Engaging undergraduate students at UWM in organized research provides exposure to research for aspiring scientists and academics, while enhancing UWM's research capacity, infrastructure, and culture.
Following are some formal UWM programs offering undergraduate research opportunities. Other departments may have opportunities without a Web presence; contact individual departments for more information.
Office of Undergraduate Research
- The multidisciplinary Office of Undergraduate Research works to connect undergraduates with vital, educational, and diverse research projects across campus. The opening of the OUR represents a new campus wide commitment to expanding research opportunities for undergraduates and strengthening the already rich tradition of research innovation and excellence cultivated at UWM.
Graduate School
- McNair Postbaccalaureate Achievement Program
- The McNair Program is designed to increase the number of students from underrepresented backgrounds who enter graduate studies leading to the doctorate. At least two-thirds of the students must be low-income individuals who are first-generation college students; the remaining participants must be from a group that is underrepresented in graduate education.
- WiscAMP Sophomore Research Experience and Milwaukee WiscAmp Regional Research Internship Program
- The programs' goals include: Strengthen the resolve of UWM minorities to persist in the STEM fields of study (Science, Technology, Engineering, and Mathematics) through graduation and enter graduate education; provide valuable research experiences that will increase mathematical and technical skills needed in formal research academics in the STEM fields; provide faculty and peer mentors who will serve as research mentors and positive role models; expand and strengthen the pool of qualified students of color eligible to apply for the McNair Program; and provide unique opportunities for faculty and student research collaboration.

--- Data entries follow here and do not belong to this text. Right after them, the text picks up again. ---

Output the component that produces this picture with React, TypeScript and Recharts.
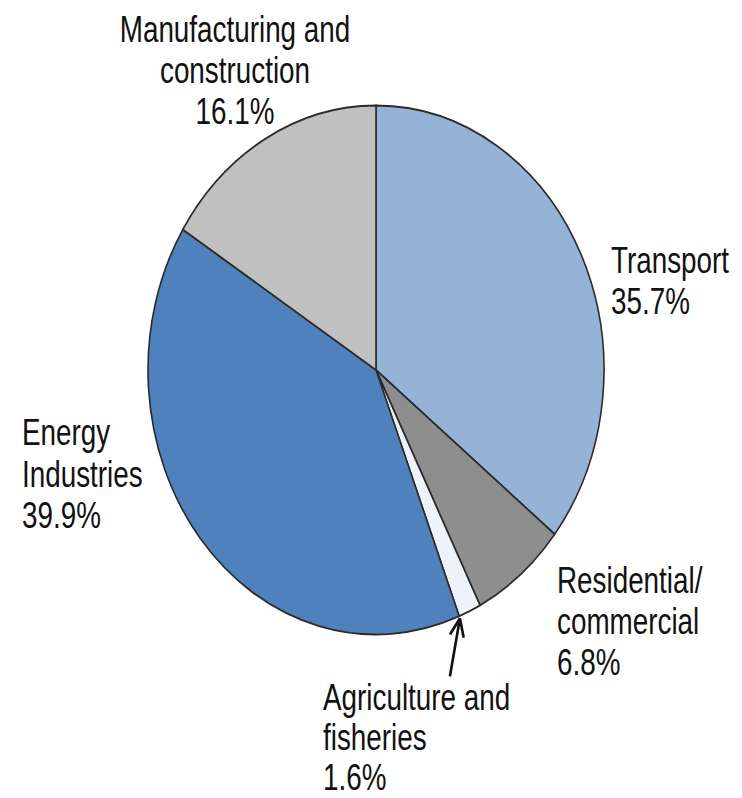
import React from "react";
import { PieChart, Pie, Cell } from "recharts";

const categories = [
  "Transport",
  "Residential/commercial",
  "Agriculture and fisheries",
  "Energy Industries",
  "Manufacturing and construction",
];
const shares = [35.7, 6.8, 1.6, 39.9, 16.1];
const labelLines = [
  ["Transport"],
  ["Residential/", "commercial"],
  ["Agriculture and", "fisheries"],
  ["Energy", "Industries"],
  ["Manufacturing and", "construction"],
];
const colors = ["#95B3D7", "#8E8E8E", "#EEF3FA", "#4F81BD", "#C0C0C0"];

const data = categories.map((name, i) => ({ name, value: shares[i] }));

const W = 742;
const H = 688;
const SY = 798 / 688;
const CX = 376;
const CY = 319;
const R = 228;
const FONT = "'Liberation Sans', Arial, sans-serif";
const FS = 32;
const LH = 35.5;
const SX = 0.87;

// label placement relative to pie centre (unscaled space)
const labelLayout = [
  { dx: 235, dy: -84, anchor: "start" },
  { dx: 181, dy: 192, anchor: "start" },
  { dx: -53, dy: 293, anchor: "start", lh: 34.5 },
  { dx: -354, dy: 65, anchor: "start" },
  { dx: -141, dy: -283, anchor: "middle" },
];

const RAD = Math.PI / 180;

function renderLabel(props: any) {
  const { cx, cy, index, value, outerRadius } = props;
  const lay: any = labelLayout[index];
  const x = cx + lay.dx;
  const y = cy + lay.dy;
  const lh = lay.lh || LH;
  const lines = [...labelLines[index], `${value.toFixed(1)}%`];
  let arrow = null;
  if (index === 2) {
    const ang = props.endAngle !== undefined ? props.endAngle : props.midAngle - 2.9;
    const tx = cx + (outerRadius + 2) * Math.cos(-ang * RAD);
    const ty = cy + (outerRadius + 2) * Math.sin(-ang * RAD);
    const sx = tx - 10;
    const sy = ty + 50;
    const dir = Math.atan2(ty - sy, tx - sx);
    const hl = 17;
    const a1 = dir + Math.PI - 0.42;
    const a2 = dir + Math.PI + 0.42;
    arrow = (
      <g stroke="#111" strokeWidth={2.6} fill="none">
        <line x1={sx} y1={sy} x2={tx} y2={ty} />
        <line x1={tx} y1={ty} x2={tx + hl * Math.cos(a1)} y2={ty + hl * Math.sin(a1)} />
        <line x1={tx} y1={ty} x2={tx + hl * Math.cos(a2)} y2={ty + hl * Math.sin(a2)} />
      </g>
    );
  }
  return (
    <g>
      {arrow}
      <text
        x={x}
        y={y}
        textAnchor={lay.anchor}
        fontFamily={FONT}
        fontSize={FS}
        fill="#111"
        stroke="none"
        transform={`translate(${x},0) scale(${SX},1) translate(${-x},0)`}
      >
        {lines.map((l, i) => (
          <tspan key={i} x={x} dy={i === 0 ? 0 : lh}>
            {l}
          </tspan>
        ))}
      </text>
    </g>
  );
}

export default function App() {
  return (
    <div
      style={{
        position: "absolute",
        left: 0,
        top: 0,
        width: W,
        height: 798,
        overflow: "hidden",
        background: "#fff",
      }}
    >
      <div
        style={{
          width: W,
          height: H,
          transform: `scale(1, ${SY})`,
          transformOrigin: "0 0",
        }}
      >
        <PieChart width={W} height={H} margin={{ top: 0, right: 0, bottom: 0, left: 0 }}>
          <Pie
            data={data}
            dataKey="value"
            nameKey="name"
            cx={CX}
            cy={CY}
            outerRadius={R}
            startAngle={90}
            endAngle={-270}
            stroke="#2b2b2b"
            strokeWidth={1.6}
            label={renderLabel}
            labelLine={false}
            isAnimationActive={false}
          >
            {data.map((d, i) => (
              <Cell key={d.name} fill={colors[i]} />
            ))}
          </Pie>
        </PieChart>
      </div>
    </div>
  );
}
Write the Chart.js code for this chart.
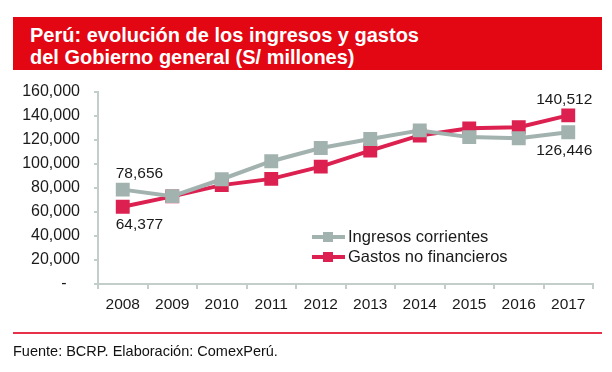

Great Lakes WATER Institute
- NSF Research Experience for Undergraduates
- Talented, aspiring young scientists in the prime of their undergraduate education continuum apply to summer research experience programs in order to get a grip on the reality of scientific careers. This reality utilizes their training in individual aspects of science (factual, conceptual, practical) simultaneously in real-life situations, side-by-side with active research faculty and staff. Moving in concert with current trends in fundable research, the importance of basic skills training and resilience to approach new topics is interwoven with functional, semi- to fully-independent project experience in today's programs.
Advanced Analysis Facility
- Summer Research Intern Program
- Begun in 1996, the program provides qualified UWM undergraduates with a unique hands-on experience, utilizing the scientific equipment and instrumentation housed in the Facility. The AAF provides a broad spectrum of analytical instruments, including UV-VIS and FTIR Spectrometers, optical and FTIR microscopes, Scanning Electron Microscope with Elemental Analyzer, Gas Chromatograph-Mass Spectrometer, X-Ray Diffractometer, TGA/DTA System, X-Ray Photoelectron Spectrometer (ESCA), etc.
Psychology
- Undergraduate Research Apprenticeships
- Many majors enroll in Psy 290 (Undergraduate Research Lower Division) and Psy 690 (Undergraduate Research Upper Division) to get additional hands-on research experience. Psy 290 and Psy 690 are essentially research apprenticeships with a faculty mentor.